111 cm hug for S
Gruss aus den Karpaten

Iron, 2016

No one brings timber into the Carpathians, but many come here to take it away.I extended an old caliper, a tool used to measure the diameter of timber logs up to 70 cm, so that it can measure up to 111 cm (1, 10, 100 cm, meter, kilometer etc., signifying the expansion in space). I wrote Gruss aus den Karpaten on the extension, an inscription that is present on many postcards documenting the ‘golden age’ of logging in the region during the Austro-Hungarian Monarchy, though ‘aus’ and ’von den’ are both grammatically incorrect. Here, the postcard is missing, but the message is there, a message from Vas county (Hungarian for ‘iron’), made of iron.

Nowadays, the issues of climate change and the exploitation of natural resources are gradually sidelined in the public discourse, even though they are at the heart of the current crises.
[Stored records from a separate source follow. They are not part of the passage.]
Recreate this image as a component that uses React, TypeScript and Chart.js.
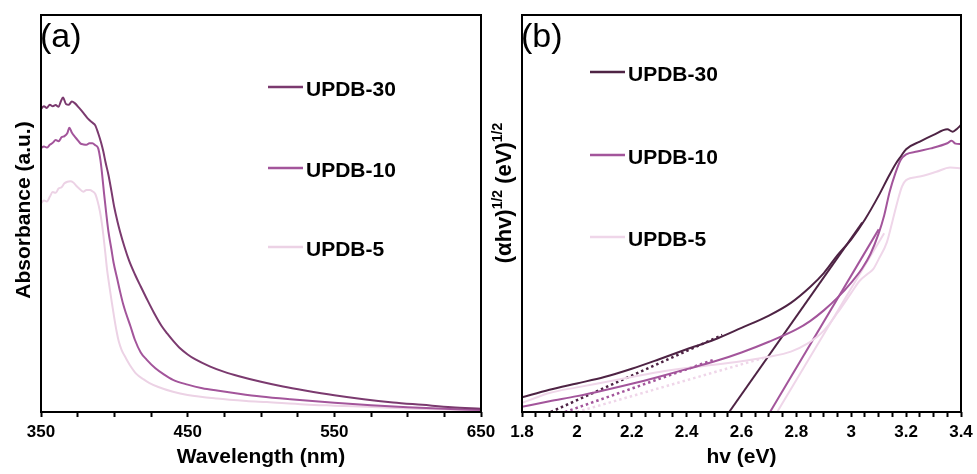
import React, { useEffect, useRef } from 'react';
import { Chart, registerables } from 'chart.js';

Chart.register(...registerables);

type P = [number, number];

const FONT = 'Arial, "Liberation Sans", Helvetica, sans-serif';

// ---------- data ----------
const seriesNames = ['UPDB-30', 'UPDB-10', 'UPDB-5'];
const absColors = ['#7b3a6f', '#a3559b', '#ecd2e5'];
const taucColors = ['#4e2344', '#a3559b', '#efd6e9'];

const wavelengthTickLabels = [350, 450, 550, 650];
const energyTickLabels = [1.8, 2, 2.2, 2.4, 2.6, 2.8, 3, 3.2, 3.4];

// (a) absorbance vs wavelength (nm), arbitrary units
const abs30: P[] = [
  [350, 76.3], [352, 77.0], [354, 76.6], [356, 77.4], [358, 77.0], [360, 77.3], [362, 76.9],
  [363.5, 78.2], [365, 79.2], [367, 77.6], [369, 77.4], [371, 78.2], [373, 77.8], [376, 76.6],
  [379, 75.3], [382, 73.9], [385, 72.9], [387, 72.2], [389, 70.2], [391, 67.8], [392.5, 65.6],
  [394, 62.9], [396, 59.7], [398, 55.7], [400, 51.5], [402, 48.2], [404, 45.3], [407, 41.5],
  [410, 38.2], [414, 34.7], [418, 31.6], [422, 28.6], [427, 25], [432, 21.8], [436, 19.8],
  [440, 18], [445, 16], [450, 14.5], [455, 13.3], [465, 11.5], [475, 10.1], [485, 9],
  [500, 7.6], [515, 6.4], [530, 5.4], [550, 4.2], [570, 3.2], [590, 2.4], [610, 1.8],
  [630, 1.2], [650, 0.8],
];
const abs10: P[] = [
  [350, 66.5], [352, 66.9], [354, 66.6], [356, 67.3], [358, 67.8], [360, 68.5], [362, 68.2],
  [364, 69.2], [366, 69.5], [368, 70.3], [369.3, 71.6], [371, 70.4], [372.5, 69.6], [375, 68.5],
  [377, 67.6], [379, 67.4], [381, 67.3], [383, 67.7], [385, 67.7], [387, 67.2], [389, 66.4],
  [390.5, 63.5], [391.5, 60.5], [393, 55], [394.5, 50], [396, 45.4], [398, 41], [399.5, 37.6],
  [402, 33.5], [404, 30.2], [406, 27.2], [408, 24.8], [411, 21.6], [414, 18.2], [418, 15],
  [422, 13.2], [428, 11], [434, 9.4], [440, 8.1], [450, 6.9], [460, 6], [470, 5.4],
  [485, 4.6], [500, 3.9], [520, 3.2], [550, 2.3], [575, 1.7], [600, 1.2], [625, 0.8], [650, 0.5],
];
const abs5: P[] = [
  [350, 52.5], [352, 53.3], [354, 53.0], [356, 54.2], [358, 55.4], [360, 55.2], [362, 56.3],
  [364, 56.6], [366, 57.6], [368, 58], [370, 58.1], [372, 57.8], [374, 57], [376, 56.3],
  [378.8, 55.5], [381, 55.9], [383.4, 55.9], [385, 55.6], [387, 54.9], [388.5, 53.2],
  [390.2, 50.5], [391.5, 47.5], [392.5, 44.6], [394, 39.5], [395, 36], [396.5, 32],
  [398.2, 27.8], [400, 23.6], [401.6, 20.2], [403, 17.8], [405, 15.6], [408, 13.5],
  [411, 11.6], [415, 9.6], [420, 8.2], [424, 7.3], [430, 6.3], [440, 5.1], [450, 4.3],
  [470, 3.4], [490, 2.8], [504, 2.5], [530, 1.9], [550, 1.6], [572, 1.3], [600, 0.9],
  [625, 0.6], [650, 0.3],
];

// (b) Tauc plot: (αhv)^1/2 vs hv (eV)
const tauc30: P[] = [
  [1.8, 3.7], [1.9, 5.6], [2.0, 7.2], [2.1, 8.8], [2.2, 10.9], [2.3, 13.3], [2.4, 15.8],
  [2.5, 18.2], [2.6, 21.2], [2.7, 24.3], [2.78, 27.5], [2.85, 31.5], [2.9, 35], [2.95, 39.5],
  [3.0, 43.5], [3.05, 48.5], [3.1, 54.5], [3.13, 58.5], [3.16, 62.3], [3.18, 64.3],
  [3.2, 66.2], [3.25, 68.1], [3.3, 69.8], [3.35, 71.2], [3.37, 70.6], [3.385, 71.3], [3.4, 72.3],
];
const tauc10: P[] = [
  [1.8, 1.3], [1.9, 2.7], [2.0, 4.0], [2.1, 5.5], [2.2, 7.1], [2.3, 8.9], [2.4, 10.8],
  [2.5, 12.7], [2.6, 15.0], [2.7, 17.7], [2.8, 20.8], [2.85, 22.9], [2.9, 25.6], [2.95, 28.8],
  [3.0, 32.6], [3.04, 36.2], [3.07, 39.8], [3.1, 45], [3.12, 49.5], [3.14, 55.5],
  [3.16, 60], [3.18, 63.5], [3.2, 64.9], [3.24, 65.6], [3.29, 66.4], [3.35, 67.7],
  [3.366, 68.3], [3.38, 67.6], [3.4, 67.5],
];
const tauc5: P[] = [
  [1.8, 2.3], [1.85, 3.6], [1.9, 4.8], [2.0, 6.2], [2.1, 7.5], [2.2, 8.8], [2.3, 10.1],
  [2.4, 11.1], [2.5, 11.9], [2.6, 12.8], [2.7, 13.9], [2.78, 15.2], [2.84, 17.2], [2.9, 20.5],
  [2.95, 25], [3.0, 30], [3.03, 33], [3.06, 34.8], [3.08, 36], [3.1, 38.5], [3.13, 42.8],
  [3.15, 48], [3.17, 53.4], [3.185, 56.8], [3.2, 58.4], [3.25, 59.3], [3.31, 60.5],
  [3.36, 61.6], [3.4, 61.4],
];
// band-edge tangents (solid) and baseline tangents (dotted)
const edgeFit30: P[] = [[2.555, 0], [3.04, 47.7]];
const edgeFit10: P[] = [[2.704, 0], [3.1, 46]];
const edgeFit5: P[] = [[2.73, 0], [3.12, 45]];
const baseFit30: P[] = [[1.905, 0], [2.53, 19.4]];
const baseFit10: P[] = [[1.957, 0], [2.5, 13.2]];
const baseFit5: P[] = [[2.0, 0], [2.68, 13.6]];

// ---------- helpers ----------
const toXY = (pts: P[]) => pts.map(([x, y]) => ({ x, y }));

const curve = (label: string, pts: P[], color: string) => ({
  label,
  data: toXY(pts),
  showLine: true,
  borderColor: color,
  backgroundColor: color,
  borderWidth: 2,
  pointRadius: 0,
  cubicInterpolationMode: 'monotone',
  fill: false,
});

const fitLine = (label: string, pts: P[], color: string, dotted: boolean) => ({
  label,
  data: toXY(pts),
  showLine: true,
  borderColor: color,
  backgroundColor: color,
  borderWidth: dotted ? 2.5 : 2,
  pointRadius: 0,
  borderDash: dotted ? [2.5, 3] : [],
  fill: false,
});

const decorPlugin = {
  id: 'decor',
  afterDraw(chart: any, _args: any, opts: any) {
    const { ctx, chartArea: a } = chart;
    ctx.save();
    // frame
    ctx.strokeStyle = '#000';
    ctx.lineWidth = 2;
    ctx.setLineDash([]);
    ctx.strokeRect(a.left, a.top, a.right - a.left, a.bottom - a.top);

    // panel label
    ctx.fillStyle = '#000';
    ctx.font = `34px ${FONT}`;
    ctx.textAlign = 'left';
    ctx.textBaseline = 'alphabetic';
    ctx.fillText(opts.label, a.left - 1, a.top + 32);

    // legend
    opts.names.forEach((name: string, i: number) => {
      const y = a.top + opts.legendY[i];
      const x0 = a.left + opts.legendX;
      ctx.strokeStyle = opts.colors[i];
      ctx.lineWidth = 2.5;
      ctx.beginPath();
      ctx.moveTo(x0, y);
      ctx.lineTo(x0 + 35, y);
      ctx.stroke();
      ctx.fillStyle = '#000';
      ctx.font = `bold 21px ${FONT}`;
      ctx.textAlign = 'left';
      ctx.textBaseline = 'alphabetic';
      ctx.fillText(name, x0 + 38, y + 8.8);
    });

    // y title (rotated, with optional superscripts)
    const parts: { t: string; sup?: boolean }[] = opts.yTitle;
    const mainFont = `bold ${opts.yTitleSize}px ${FONT}`;
    const supFont = `bold 14px ${FONT}`;
    let total = 0;
    const widths = parts.map((p) => {
      ctx.font = p.sup ? supFont : mainFont;
      const w = ctx.measureText(p.t).width;
      total += w;
      return w;
    });
    ctx.translate(a.left - 19, opts.yTitleCenter);
    ctx.rotate(-Math.PI / 2);
    ctx.fillStyle = '#000';
    ctx.textAlign = 'left';
    ctx.textBaseline = 'alphabetic';
    let cx = -total / 2;
    parts.forEach((p, i) => {
      ctx.font = p.sup ? supFont : mainFont;
      ctx.fillText(p.t, cx, p.sup ? -1 : 7.5);
      cx += widths[i];
    });
    ctx.restore();
  },
};

const xAxis = (min: number, max: number, step: number, title: string, isLabel: (v: number) => boolean, fmt: (v: number) => string) => ({
  type: 'linear',
  min,
  max,
  ticks: {
    stepSize: step,
    autoSkip: false,
    maxRotation: 0,
    minRotation: 0,
    padding: 5,
    color: '#000',
    font: { family: FONT, size: 17, weight: 'bold' },
    callback: (v: any) => (isLabel(Number(v)) ? fmt(Number(v)) : ''),
  },
  grid: {
    display: true,
    drawOnChartArea: false,
    drawTicks: true,
    tickLength: 5,
    tickWidth: 2,
    tickColor: '#000',
  },
  border: { display: false },
  title: {
    display: true,
    text: title,
    color: '#000',
    font: { family: FONT, size: 21, weight: 'bold' },
    padding: { top: 4, bottom: 4 },
  },
  afterFit: (s: any) => {
    s.height = 62;
    s.paddingLeft = 0;
    s.paddingRight = 0;
  },
});

const yAxis = { type: 'linear', min: 0, max: 100, display: false };

export default function App() {
  const leftRef = useRef<HTMLCanvasElement>(null);
  const rightRef = useRef<HTMLCanvasElement>(null);

  useEffect(() => {
    const absSeries = [abs30, abs10, abs5];
    const left = new Chart(leftRef.current as HTMLCanvasElement, {
      type: 'scatter',
      data: {
        datasets: absSeries.map((s, i) => curve(seriesNames[i], s, absColors[i])) as any,
      },
      options: {
        responsive: false,
        animation: false,
        devicePixelRatio: 1,
        layout: { padding: { left: 41, right: 29, top: 15, bottom: 0 } },
        plugins: {
          legend: { display: false },
          tooltip: { enabled: false },
          decor: {
            label: '(a)',
            names: seriesNames,
            colors: absColors,
            legendX: 227,
            legendY: [72, 153, 232],
            yTitle: [{ t: 'Absorbance (a.u.)' }],
            yTitleSize: 21,
            yTitleCenter: 210,
          },
        } as any,
        scales: {
          x: xAxis(350, 650, 25, 'Wavelength (nm)',
            (v) => wavelengthTickLabels.some((t) => Math.abs(t - v) < 1e-6),
            (v) => String(Math.round(v))) as any,
          y: yAxis as any,
        },
      },
      plugins: [decorPlugin],
    });

    const taucSeries = [tauc30, tauc10, tauc5];
    const edgeFits = [edgeFit30, edgeFit10, edgeFit5];
    const baseFits = [baseFit30, baseFit10, baseFit5];
    const right = new Chart(rightRef.current as HTMLCanvasElement, {
      type: 'scatter',
      data: {
        datasets: [
          ...taucSeries.map((s, i) => curve(seriesNames[i], s, taucColors[i])),
          ...edgeFits.map((s, i) => fitLine(seriesNames[i] + ' edge fit', s, taucColors[i], false)),
          ...baseFits.map((s, i) => fitLine(seriesNames[i] + ' baseline fit', s, taucColors[i], true)),
        ] as any,
      },
      options: {
        responsive: false,
        animation: false,
        devicePixelRatio: 1,
        layout: { padding: { left: 32, right: 16, top: 15, bottom: 0 } },
        plugins: {
          legend: { display: false },
          tooltip: { enabled: false },
          decor: {
            label: '(b)',
            names: seriesNames,
            colors: taucColors,
            legendX: 68,
            legendY: [57, 140, 222],
            yTitle: [{ t: '(αhv)' }, { t: '1/2', sup: true }, { t: ' (eV)' }, { t: '1/2', sup: true }],
            yTitleSize: 22,
            yTitleCenter: 193,
          },
        } as any,
        scales: {
          x: xAxis(1.8, 3.4, 0.05, 'hv (eV)',
            (v) => energyTickLabels.some((t) => Math.abs(t - v) < 1e-6),
            (v) => String(Math.round(v * 10) / 10)) as any,
          y: yAxis as any,
        },
      },
      plugins: [decorPlugin],
    });

    return () => {
      left.destroy();
      right.destroy();
    };
  }, []);

  return (
    <div style={{ position: 'fixed', left: 0, top: 0, width: 977, height: 474, background: '#fff' }}>
      <canvas ref={leftRef} width={510} height={474}
        style={{ position: 'absolute', left: 0, top: 0, width: 510, height: 474 }} />
      <canvas ref={rightRef} width={487} height={474}
        style={{ position: 'absolute', left: 490, top: 0, width: 487, height: 474 }} />
    </div>
  );
}
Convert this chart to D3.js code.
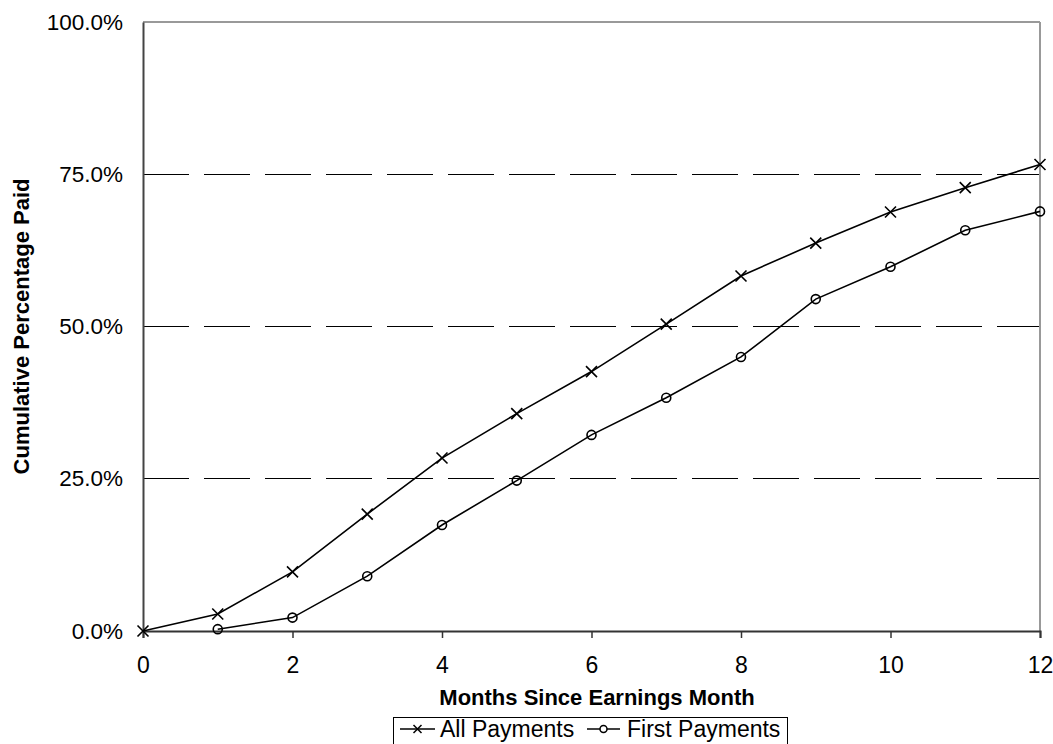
<!DOCTYPE html>
<html><head><meta charset="utf-8">
<script src="https://cdn.jsdelivr.net/npm/d3@7"></script>
<style>
html,body{margin:0;padding:0;background:#fff;}
svg{display:block;font-family:"Liberation Sans",Arial,sans-serif;}
</style></head>
<body>
<svg id="chart" width="1053" height="744"></svg>
<script>
const months = [0,1,2,3,4,5,6,7,8,9,10,11,12];
const allPayments = [0.0,2.8,9.7,19.2,28.4,35.7,42.6,50.4,58.3,63.7,68.8,72.8,76.6];
const firstMonths = [1,2,3,4,5,6,7,8,9,10,11,12];
const firstPayments = [0.3,2.2,9.0,17.4,24.7,32.2,38.3,45.0,54.5,59.8,65.8,68.9];
const xTicks = [0,2,4,6,8,10,12];
const yTicks = [0,25,50,75,100];
const gridValues = [25,50,75];
const seriesNames = ["All Payments","First Payments"];
const xTitle = "Months Since Earnings Month";
const yTitle = "Cumulative Percentage Paid";

const svg = d3.select("#chart");
const L = 143, R = 1040, T = 22, B = 631;
const x = d3.scaleLinear().domain([0,12]).range([L,R]);
const y = d3.scaleLinear().domain([0,100]).range([B,T]);

// gridlines
svg.append("g").selectAll("line").data(gridValues).join("line")
  .attr("x1",L).attr("x2",R).attr("y1",d=>y(d)).attr("y2",d=>y(d))
  .attr("stroke","#000").attr("stroke-width",1).attr("stroke-dasharray","46,15")
  .attr("shape-rendering","crispEdges");

// frame top/right
svg.append("line").attr("x1",L).attr("x2",R).attr("y1",T).attr("y2",T)
  .attr("stroke","#999").attr("stroke-width",2).attr("shape-rendering","crispEdges");
svg.append("line").attr("x1",R).attr("x2",R).attr("y1",T).attr("y2",B)
  .attr("stroke","#999").attr("stroke-width",2).attr("shape-rendering","crispEdges");

// axes
const xAxis = svg.append("g").attr("transform",`translate(0,${B})`)
  .call(d3.axisBottom(x).tickValues(xTicks).tickSize(7).tickPadding(19).tickFormat(d3.format("d")));
xAxis.select(".domain").attr("stroke","#333").attr("stroke-width",2);
xAxis.selectAll(".tick line").attr("stroke","#333").attr("stroke-width",1.5);
xAxis.selectAll("text").attr("font-size",23).attr("fill","#000");

const yAxis = svg.append("g").attr("transform",`translate(${L},0)`)
  .call(d3.axisLeft(y).tickValues(yTicks).tickSize(0).tickPadding(20).tickFormat(d=>d.toFixed(1)+"%"));
yAxis.select(".domain").attr("stroke","#444").attr("stroke-width",2);
yAxis.selectAll("text").attr("font-size",22.5).attr("fill","#000");

// lines
const lineGen = d3.line().x(d=>x(d[0])).y(d=>y(d[1]));
const allData = months.map((m,i)=>[m,allPayments[i]]);
const firstData = firstMonths.map((m,i)=>[m,firstPayments[i]]);

svg.append("path").datum(allData).attr("d",lineGen)
  .attr("fill","none").attr("stroke","#000").attr("stroke-width",1.6);
svg.append("path").datum(firstData).attr("d",lineGen)
  .attr("fill","none").attr("stroke","#000").attr("stroke-width",1.6);

const xm = 5.5;
function crossPath(cx,cy,s){return `M${cx-s},${cy-s}L${cx+s},${cy+s}M${cx-s},${cy+s}L${cx+s},${cy-s}`;}
svg.append("g").selectAll("path").data(allData).join("path")
  .attr("d",d=>crossPath(x(d[0]),y(d[1]),xm))
  .attr("stroke","#000").attr("stroke-width",1.6).attr("fill","none");
svg.append("g").selectAll("circle").data(firstData).join("circle")
  .attr("cx",d=>x(d[0])).attr("cy",d=>y(d[1])).attr("r",4.5)
  .attr("fill","none").attr("stroke","#000").attr("stroke-width",1.6);

// titles
svg.append("text").attr("x",597).attr("y",705).attr("text-anchor","middle")
  .attr("font-size",22).attr("font-weight","bold").text(xTitle);
svg.append("text").attr("transform",`translate(29,${(T+B)/2}) rotate(-90)`)
  .attr("text-anchor","middle").attr("font-size",22).attr("font-weight","bold").text(yTitle);

// legend
const lg = svg.append("g");
lg.append("rect").attr("x",393.5).attr("y",717.5).attr("width",394).attr("height",40)
  .attr("fill","#fff").attr("stroke","#000").attr("stroke-width",1);
// item 1
lg.append("line").attr("x1",400).attr("x2",435).attr("y1",729).attr("y2",729).attr("stroke","#000").attr("stroke-width",1.5);
lg.append("path").attr("d",crossPath(417.5,729,4)).attr("stroke","#000").attr("stroke-width",1.5);
lg.append("text").attr("x",440).attr("y",737).attr("font-size",23).text(seriesNames[0]);
// item 2
lg.append("line").attr("x1",587).attr("x2",620).attr("y1",729).attr("y2",729).attr("stroke","#000").attr("stroke-width",1.5);
lg.append("circle").attr("cx",603.5).attr("cy",729).attr("r",3.5).attr("fill","#fff").attr("stroke","#000").attr("stroke-width",1.5);
lg.append("text").attr("x",627).attr("y",737).attr("font-size",23).text(seriesNames[1]);
</script>
</body></html>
A couple of years ago, an Austrian company, the Holzindustrie Schweighofer, built five timber processing plants around the Carpathian bend, with a level of output unprecedented in the region. A sixth site is currently under construction. Not only do these plants make local timber processing irrelevant and downright impossible, but they also accept logs from questionable sources, such as from nature reserves. This is not a reasonable forestry operation, but sheer exploitation. Although the phenomenon is nothing new, it took the appearance of an ‘outsider’ company for the problem to surface, as previously no one had talked about similar practices of local and national actors, razing the forests at an astonishing rate in the period between 1989 and the appearance of the Austrian contractor. Political authority ebbs and flows, but the forest keeps on being consistently eradicated on both sides of the Carpathians.